NVlabs / FoundationPose

[CVPR 2024 Highlight] FoundationPose: Unified 6D Pose Estimation and Tracking of Novel Objects
https://nvlabs.github.io/FoundationPose/
Other
955 stars 99 forks source link

Tracking is easy to loss when there is large motion between nearby frames #103

Open byran-wang opened 1 week ago

byran-wang commented 1 week ago

Hello,

Thank you for your great work. I am interested in your research and am comparing the pose errors between BundleSDF and FoundationPose using my self-developed viewer.

I tested these on the HO3D dataset and found that tracking tends to be lost when there is significant motion between consecutive frames.

The first video was tested on the sequence ABF12 using your publicly released code on the HO3D dataset. As shown in the video, the pose error (ADD), indicated by the Y-axis, increases significantly at frame 729 for both BundleSDF and FoundationPose due to substantial object motion between frames 729 and 728.

https://github.com/NVlabs/FoundationPose/assets/16728958/4c32ed3b-b609-4f52-b3ef-ba76622c37fd

The second video was tested on the sequence GPMF14. Similarly, the pose error increases notably at frame 655 for both systems. There is considerable object motion between frames 655 and 654.

https://github.com/NVlabs/FoundationPose/assets/16728958/89cb528e-7c5f-4a20-bcd5-2ac8ae3268e4

So, my questions are:

Why is tracking prone to loss when there is significant motion between nearby frames? Why can't tracking be restored after it is lost in FoundationPose, even though the 3D model does not change?

Look forward your kindly reply. Thank you.

wenbowen123 commented 1 week ago

it does not look like your video is loaded in the right order. There are some jumps of events. Can you confirm?

byran-wang commented 1 week ago

@wenbowen123 The video came from a viewer recording. The Viewer is an offline tool developed by my self. So I can jump to any frames by the mouse or keyboard.

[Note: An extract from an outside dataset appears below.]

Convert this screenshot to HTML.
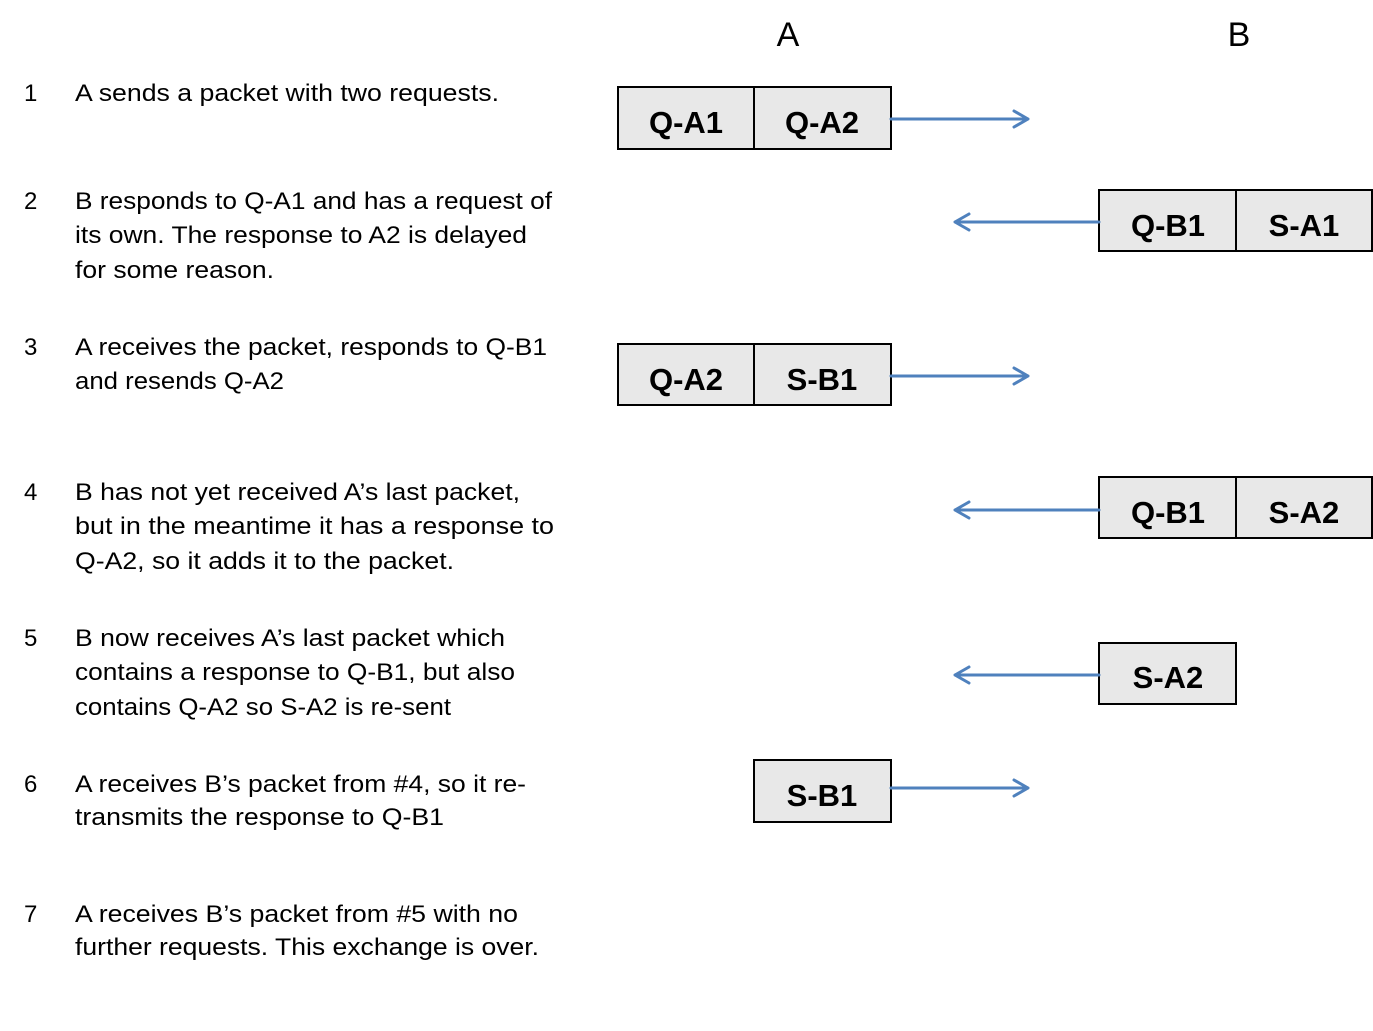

Therefore, you can see some jumps of frames.

Additionaly, for the Viewer, it firstly loads calculated poses from the running result based on FoundationPose and BundleSDF original code. Then it calculate the pose errors (ADD) between GT poses and calculated poses. Finally, the pose errors are show on the viewer left side, and object pose in the camera on right side.

wenbowen123 commented 1 week ago

HO3D dataset removed some intermediate frames from the video, which causes unrealistic jumps in the video.

byran-wang commented 2 days ago

@wenbowen123 Yes, there are some missing frames in the HO3D dataset. I think these missing frames can simulate large motion scenarios. I wonder if FoundationPose and BundleSDF can work well in large motion scenarios? Thanks.

wenbowen123 commented 22 hours ago

For a reasonable amount of large motion, they should work. But not for the unrealistic frame dropping like the above video, cause it no longer makes sense for using the temporal cues (tracking)

I'd also suggest to double check your data loading, since the second video (meat can) at around 00:20, the video play sequence does not look right (even with dropping).